Tokyo high court rules against 2014 decision that conviction of Iwao Hakamada was unsafe
A Japanese man who was freed in 2014 after spending 45 years on death row could be sent back to prison after a court overturned the decision to grant him a retrial.
Iwao Hakamada was sentenced to hang in 1968 for the murders two years earlier of a company president, his wife and their two children in Shizuoka prefecture, central Japan. A district court in Shizuoka freed him in 2014 and ordered a retrial, saying police may have fabricated evidence, but the Tokyo high court on Monday ruled against it.
It said the lower court had overstated the value of DNA evidence that cast doubt on the safety of his conviction, and that there were insufficient grounds to suspect that police had forged evidence.
Hakamada, an 82-year-old former professional boxer, told reporters from his home in Shizuoka that his conviction had always been unsafe. “It is all lies,” he said, according to Kyodo news.
His 85-year-old sister, Hideko, who has campaigned to prove her brother’s innocence, said the high court ruling was “regrettable,” but added that his supporters would continue the fight to clear his name.
Hakamada’s lawyers are expected to appeal to the supreme court.
The Tokyo court agreed to allow Hakamada, who is in poor health, to remain free on humanitarian grounds until a final decision has been made on his retrial.
A live-in employee at the victims’ miso paste plant, he had initially confessed to the four killings but later retracted it and insisted he was innocent throughout his two-year trial. Hakamada told the court that police had beaten and threatened him during 20 consecutive days of questioning.
At the time of his 2014 release, he was thought to be the world’s longest-serving death row inmate.
Hakamada’s family had pleaded with prosecutors not to challenge the lower court decision, saying decades on death row had seriously damaged his mental and physical health.
Hiroka Shoji, east Asia researcher at Amnesty International, described Monday’s ruling as a gross injustice.
“Hakamada’s conviction is based on a forced ‘confession’ and there remain serious unanswered questions over DNA evidence,” Shoji said.
“Time is running out for Hakamada to receive the fair trial he was denied 50 years ago. Any appeal by Hakamada’s legal team should be heard without undue delay.
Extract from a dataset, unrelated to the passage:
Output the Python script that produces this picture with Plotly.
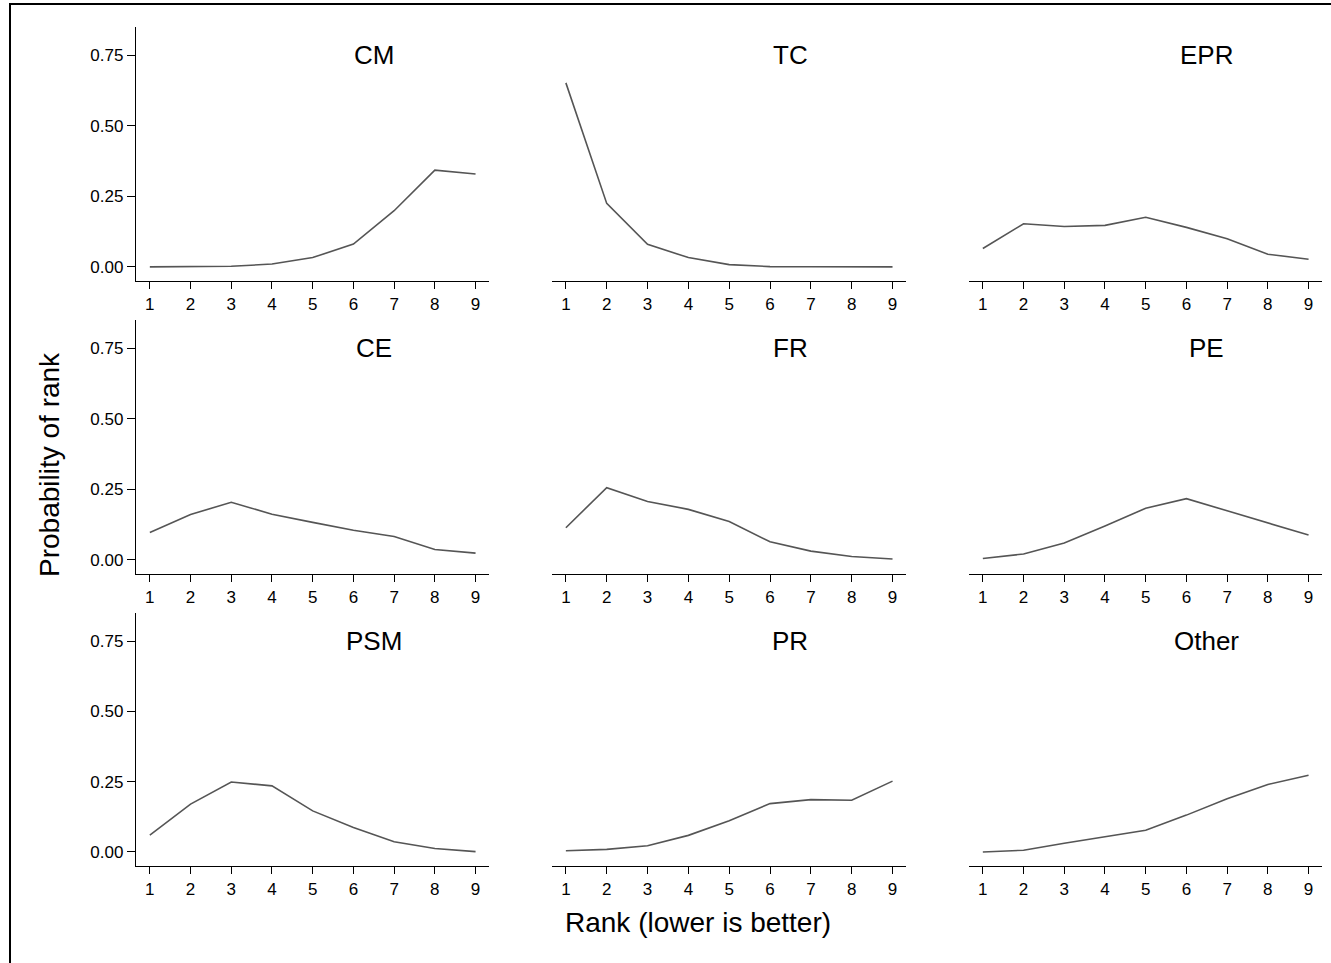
import plotly.graph_objects as go

W, H = 1331, 963

ranks = [1, 2, 3, 4, 5, 6, 7, 8, 9]
panel_names = ["CM", "TC", "EPR", "CE", "FR", "PE", "PSM", "PR", "Other"]

CM = [0.000, 0.000, 0.002, 0.010, 0.033, 0.081, 0.199, 0.343, 0.329]
TC = [0.652, 0.225, 0.080, 0.033, 0.008, 0.001, 0.0005, 0.000, 0.000]
EPR = [0.065, 0.153, 0.143, 0.147, 0.176, 0.140, 0.100, 0.045, 0.027]
CE = [0.097, 0.161, 0.204, 0.162, 0.133, 0.105, 0.083, 0.037, 0.024]
FR = [0.114, 0.256, 0.207, 0.179, 0.136, 0.064, 0.031, 0.012, 0.003]
PE = [0.005, 0.021, 0.060, 0.120, 0.183, 0.217, 0.174, 0.130, 0.088]
PSM = [0.060, 0.170, 0.249, 0.235, 0.146, 0.087, 0.036, 0.012, 0.001]
PR = [0.004, 0.009, 0.022, 0.059, 0.111, 0.172, 0.186, 0.184, 0.252]
Other = [0.000, 0.006, 0.031, 0.054, 0.077, 0.131, 0.189, 0.240, 0.273]

series = [CM, TC, EPR, CE, FR, PE, PSM, PR, Other]

y_tickvals = [0, 0.25, 0.5, 0.75]
y_ticktext = ["0.00", "0.25", "0.50", "0.75"]

FONT = "Liberation Sans, Arial, Helvetica, sans-serif"
TICK_SIZE = 17
PANEL_TITLE_SIZE = 26
AXIS_TITLE_SIZE = 28

# pixel layout
col_px = [(136, 489), (552, 906), (969, 1322)]
row_px = [(27, 281), (320, 574), (613, 866)]

fig = go.Figure()
layout = dict(
    width=W, height=H,
    margin=dict(l=0, r=0, t=0, b=0),
    paper_bgcolor="white", plot_bgcolor="white",
    showlegend=False,
    font=dict(family=FONT, color="black", size=TICK_SIZE),
)

annotations = []
for i, (name, vals) in enumerate(zip(panel_names, series)):
    r, c = divmod(i, 3)
    idx = i + 1
    xa = "xaxis" if idx == 1 else f"xaxis{idx}"
    ya = "yaxis" if idx == 1 else f"yaxis{idx}"
    xr = "x" if idx == 1 else f"x{idx}"
    yr = "y" if idx == 1 else f"y{idx}"
    x0, x1 = col_px[c]
    y0, y1 = row_px[r]
    layout[xa] = dict(
        domain=[x0 / W, x1 / W], anchor=yr,
        range=[0.66, 9.33], tickvals=ranks, ticktext=[str(k) for k in ranks],
        showline=True, linecolor="black", linewidth=1.3,
        ticks="outside", ticklen=7, tickwidth=1.2, tickcolor="black",
        showgrid=False, zeroline=False, fixedrange=True,
        tickfont=dict(size=TICK_SIZE, family=FONT, color="black"),
    )
    layout[ya] = dict(
        domain=[1 - y1 / H, 1 - y0 / H], anchor=xr,
        range=[-0.05, 0.85], tickvals=y_tickvals, ticktext=y_ticktext,
        showline=(c == 0), linecolor="black", linewidth=1.3,
        ticks="outside" if c == 0 else "", ticklen=8, tickwidth=1.2, tickcolor="black",
        showticklabels=(c == 0),
        showgrid=False, zeroline=False, fixedrange=True,
        tickfont=dict(size=TICK_SIZE, family=FONT, color="black"),
    )
    fig.add_trace(go.Scatter(
        x=ranks, y=vals, mode="lines", xaxis=xr, yaxis=yr,
        line=dict(color="#555555", width=1.6), hoverinfo="skip",
    ))
    annotations.append(dict(
        x=6.5, y=0.75, xref=xr, yref=yr, text=name, showarrow=False,
        xanchor="center", yanchor="middle",
        font=dict(size=PANEL_TITLE_SIZE, family=FONT, color="black"),
    ))

annotations.append(dict(
    x=697.5 / W, y=1 - 922 / H, xref="paper", yref="paper",
    text="Rank (lower is better)", showarrow=False,
    xanchor="center", yanchor="middle",
    font=dict(size=AXIS_TITLE_SIZE, family=FONT, color="black"),
))
annotations.append(dict(
    x=50 / W, y=1 - 465 / H, xref="paper", yref="paper",
    text="Probability of rank", showarrow=False, textangle=-90,
    xanchor="center", yanchor="middle",
    font=dict(size=AXIS_TITLE_SIZE, family=FONT, color="black"),
))

layout["annotations"] = annotations
layout["shapes"] = [dict(
    type="rect", xref="paper", yref="paper",
    x0=10 / W, x1=1.02, y0=-0.02, y1=1 - 4 / H,
    line=dict(color="black", width=2), fillcolor="rgba(0,0,0,0)", layer="above",
)]

fig.update_layout(**layout)
fig.write_html("out.html")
He is elderly and has poor mental health because of his many years on death row.
“To send Hakamada back to prison would not only set the Japanese authorities against international safeguards protecting those with mental disability and the elderly from the use of the death penalty, but would be plain cruel.”
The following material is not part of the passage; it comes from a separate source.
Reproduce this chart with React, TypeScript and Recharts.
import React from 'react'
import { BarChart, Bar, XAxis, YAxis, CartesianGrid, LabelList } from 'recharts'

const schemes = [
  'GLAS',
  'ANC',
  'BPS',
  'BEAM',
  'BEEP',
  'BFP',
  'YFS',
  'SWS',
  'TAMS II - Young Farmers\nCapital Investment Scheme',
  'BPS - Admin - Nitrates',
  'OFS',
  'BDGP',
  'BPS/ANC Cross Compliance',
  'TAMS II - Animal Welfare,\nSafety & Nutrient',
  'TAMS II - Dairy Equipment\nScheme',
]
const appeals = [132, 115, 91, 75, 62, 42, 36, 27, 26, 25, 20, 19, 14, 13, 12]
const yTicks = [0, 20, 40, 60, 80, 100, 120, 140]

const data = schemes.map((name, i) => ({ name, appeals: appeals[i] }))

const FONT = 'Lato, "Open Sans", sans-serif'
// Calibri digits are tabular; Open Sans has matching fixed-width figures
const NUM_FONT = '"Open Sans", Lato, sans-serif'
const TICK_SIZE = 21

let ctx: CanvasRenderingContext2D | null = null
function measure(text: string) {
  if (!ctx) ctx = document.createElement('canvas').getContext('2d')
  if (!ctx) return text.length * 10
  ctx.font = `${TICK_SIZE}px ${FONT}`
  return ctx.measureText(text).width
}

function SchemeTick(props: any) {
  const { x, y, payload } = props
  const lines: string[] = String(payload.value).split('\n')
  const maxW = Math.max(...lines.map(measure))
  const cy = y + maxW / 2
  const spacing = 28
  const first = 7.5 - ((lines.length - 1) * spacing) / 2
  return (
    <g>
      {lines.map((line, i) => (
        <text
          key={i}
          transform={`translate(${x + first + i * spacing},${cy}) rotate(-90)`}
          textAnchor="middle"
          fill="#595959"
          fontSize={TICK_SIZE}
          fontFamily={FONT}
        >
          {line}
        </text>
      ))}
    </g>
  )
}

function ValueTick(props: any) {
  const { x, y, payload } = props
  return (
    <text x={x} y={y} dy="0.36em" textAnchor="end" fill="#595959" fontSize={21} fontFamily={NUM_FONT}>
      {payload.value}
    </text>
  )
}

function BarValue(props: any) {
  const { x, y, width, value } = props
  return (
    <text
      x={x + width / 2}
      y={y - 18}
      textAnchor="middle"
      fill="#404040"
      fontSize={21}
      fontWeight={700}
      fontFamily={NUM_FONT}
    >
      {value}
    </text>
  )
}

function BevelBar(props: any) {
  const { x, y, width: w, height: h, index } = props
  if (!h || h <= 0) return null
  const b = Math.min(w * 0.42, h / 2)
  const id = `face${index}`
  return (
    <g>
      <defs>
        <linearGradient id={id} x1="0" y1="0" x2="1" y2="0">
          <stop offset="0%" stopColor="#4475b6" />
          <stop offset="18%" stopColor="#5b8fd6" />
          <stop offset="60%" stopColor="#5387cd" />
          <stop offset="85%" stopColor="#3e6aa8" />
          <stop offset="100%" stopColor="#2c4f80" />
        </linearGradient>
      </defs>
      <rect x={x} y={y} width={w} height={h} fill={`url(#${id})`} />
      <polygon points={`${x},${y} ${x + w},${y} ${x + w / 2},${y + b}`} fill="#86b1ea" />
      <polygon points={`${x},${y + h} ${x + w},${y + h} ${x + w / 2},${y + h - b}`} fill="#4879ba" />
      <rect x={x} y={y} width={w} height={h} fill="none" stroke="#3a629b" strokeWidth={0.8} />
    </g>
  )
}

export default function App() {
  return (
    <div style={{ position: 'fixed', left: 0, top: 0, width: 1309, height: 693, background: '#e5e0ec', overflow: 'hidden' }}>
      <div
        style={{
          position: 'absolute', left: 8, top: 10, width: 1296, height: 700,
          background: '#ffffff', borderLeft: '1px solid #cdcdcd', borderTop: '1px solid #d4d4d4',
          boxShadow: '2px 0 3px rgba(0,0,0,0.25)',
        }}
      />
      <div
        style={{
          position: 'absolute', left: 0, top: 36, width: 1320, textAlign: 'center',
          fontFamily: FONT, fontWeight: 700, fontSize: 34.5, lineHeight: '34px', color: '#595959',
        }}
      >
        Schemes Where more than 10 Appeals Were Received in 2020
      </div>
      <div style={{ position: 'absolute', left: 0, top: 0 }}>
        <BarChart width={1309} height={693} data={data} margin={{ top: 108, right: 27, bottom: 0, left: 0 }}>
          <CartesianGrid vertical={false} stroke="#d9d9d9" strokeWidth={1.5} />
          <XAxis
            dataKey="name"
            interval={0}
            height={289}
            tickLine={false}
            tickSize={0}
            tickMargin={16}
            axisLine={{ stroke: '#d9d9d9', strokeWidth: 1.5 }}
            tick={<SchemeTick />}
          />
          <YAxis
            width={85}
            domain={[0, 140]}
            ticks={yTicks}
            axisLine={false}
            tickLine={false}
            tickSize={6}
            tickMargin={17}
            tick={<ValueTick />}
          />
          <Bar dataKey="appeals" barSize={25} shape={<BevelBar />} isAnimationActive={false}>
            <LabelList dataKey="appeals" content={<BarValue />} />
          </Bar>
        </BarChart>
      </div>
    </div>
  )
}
Campaigners against the death penalty have used Hakamada’s case to draw attention to Japan’s “secret executions”, accusing authorities of driving prisoners insane and subjecting them to “cruel, inhuman and degrading” treatment.
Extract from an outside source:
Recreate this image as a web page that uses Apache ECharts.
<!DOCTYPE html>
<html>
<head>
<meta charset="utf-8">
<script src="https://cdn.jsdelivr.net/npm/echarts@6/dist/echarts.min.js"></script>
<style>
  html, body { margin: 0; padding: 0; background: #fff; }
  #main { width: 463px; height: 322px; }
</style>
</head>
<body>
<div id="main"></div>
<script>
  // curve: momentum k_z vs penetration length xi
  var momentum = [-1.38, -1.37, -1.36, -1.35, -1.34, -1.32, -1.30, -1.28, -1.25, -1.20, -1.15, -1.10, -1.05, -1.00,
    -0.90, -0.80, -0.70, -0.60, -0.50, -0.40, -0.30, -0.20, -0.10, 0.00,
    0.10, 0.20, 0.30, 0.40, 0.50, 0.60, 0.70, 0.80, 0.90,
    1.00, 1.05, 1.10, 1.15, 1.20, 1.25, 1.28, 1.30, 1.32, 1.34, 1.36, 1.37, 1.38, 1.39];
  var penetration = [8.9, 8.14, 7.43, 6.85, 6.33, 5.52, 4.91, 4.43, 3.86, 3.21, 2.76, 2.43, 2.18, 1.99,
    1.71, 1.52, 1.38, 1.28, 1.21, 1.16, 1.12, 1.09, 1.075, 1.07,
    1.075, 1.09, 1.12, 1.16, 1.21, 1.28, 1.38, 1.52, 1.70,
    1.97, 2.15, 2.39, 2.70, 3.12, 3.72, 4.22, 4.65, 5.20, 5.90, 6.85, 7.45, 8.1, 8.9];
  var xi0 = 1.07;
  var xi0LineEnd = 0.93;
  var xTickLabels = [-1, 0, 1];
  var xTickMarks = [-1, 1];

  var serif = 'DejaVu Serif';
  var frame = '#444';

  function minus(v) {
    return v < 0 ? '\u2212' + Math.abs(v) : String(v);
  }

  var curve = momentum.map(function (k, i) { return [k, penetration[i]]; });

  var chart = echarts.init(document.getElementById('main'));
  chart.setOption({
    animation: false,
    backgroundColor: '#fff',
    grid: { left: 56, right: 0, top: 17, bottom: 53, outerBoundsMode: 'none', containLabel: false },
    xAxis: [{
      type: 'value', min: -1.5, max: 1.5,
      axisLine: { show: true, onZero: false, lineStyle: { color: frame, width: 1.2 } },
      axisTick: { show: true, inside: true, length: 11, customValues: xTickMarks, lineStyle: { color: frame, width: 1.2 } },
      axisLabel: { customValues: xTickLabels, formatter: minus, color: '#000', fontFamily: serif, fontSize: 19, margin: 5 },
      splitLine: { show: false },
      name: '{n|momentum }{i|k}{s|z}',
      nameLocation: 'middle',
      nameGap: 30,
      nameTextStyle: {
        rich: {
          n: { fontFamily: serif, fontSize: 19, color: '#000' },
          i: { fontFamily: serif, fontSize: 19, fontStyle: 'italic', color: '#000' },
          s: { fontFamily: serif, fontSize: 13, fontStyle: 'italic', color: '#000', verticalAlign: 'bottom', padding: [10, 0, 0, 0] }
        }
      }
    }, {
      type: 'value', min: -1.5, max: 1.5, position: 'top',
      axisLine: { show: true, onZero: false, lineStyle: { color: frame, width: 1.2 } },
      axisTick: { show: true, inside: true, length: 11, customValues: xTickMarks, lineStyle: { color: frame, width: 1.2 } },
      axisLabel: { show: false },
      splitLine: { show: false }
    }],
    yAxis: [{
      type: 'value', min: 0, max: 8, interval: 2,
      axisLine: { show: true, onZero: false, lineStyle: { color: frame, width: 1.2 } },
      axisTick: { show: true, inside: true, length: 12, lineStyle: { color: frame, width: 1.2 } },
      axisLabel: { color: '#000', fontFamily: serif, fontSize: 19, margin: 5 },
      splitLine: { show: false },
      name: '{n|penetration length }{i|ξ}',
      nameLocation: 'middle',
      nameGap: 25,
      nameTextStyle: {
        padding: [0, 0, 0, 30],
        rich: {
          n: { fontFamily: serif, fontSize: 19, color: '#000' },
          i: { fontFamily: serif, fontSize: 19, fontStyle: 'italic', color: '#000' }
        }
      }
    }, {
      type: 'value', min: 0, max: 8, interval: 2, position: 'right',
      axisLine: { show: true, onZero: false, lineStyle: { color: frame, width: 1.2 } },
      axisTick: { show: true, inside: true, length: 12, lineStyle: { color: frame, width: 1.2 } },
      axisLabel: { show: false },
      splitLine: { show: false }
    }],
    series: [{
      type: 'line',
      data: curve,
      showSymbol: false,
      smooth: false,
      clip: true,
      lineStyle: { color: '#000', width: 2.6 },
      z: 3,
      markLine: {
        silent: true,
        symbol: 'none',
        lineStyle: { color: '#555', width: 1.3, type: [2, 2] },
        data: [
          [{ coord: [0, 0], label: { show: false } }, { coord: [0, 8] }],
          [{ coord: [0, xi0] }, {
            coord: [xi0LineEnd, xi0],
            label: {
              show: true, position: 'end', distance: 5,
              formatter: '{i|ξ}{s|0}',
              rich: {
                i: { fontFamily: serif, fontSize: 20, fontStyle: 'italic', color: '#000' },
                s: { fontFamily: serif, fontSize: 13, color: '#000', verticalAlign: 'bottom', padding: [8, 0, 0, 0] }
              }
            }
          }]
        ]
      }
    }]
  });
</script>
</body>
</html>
Human rights groups have criticised Japan’s practice of informing death row inmates of their impending execution just hours before they are led to the gallows. Families are sometimes informed only after the hanging has taken place. An Amnesty International report said the practice causes “significant mental illness”.
Typically, condemned prisoners spend several years on death row in Japan. Hakamada’s execution has been delayed by a series of appeals against his convictions that ended unsuccessfully in the supreme court in 1980. Since then, his legal team have been pushing for a retrial.
Some prisoners have been executed while their case for a retrial is being heard.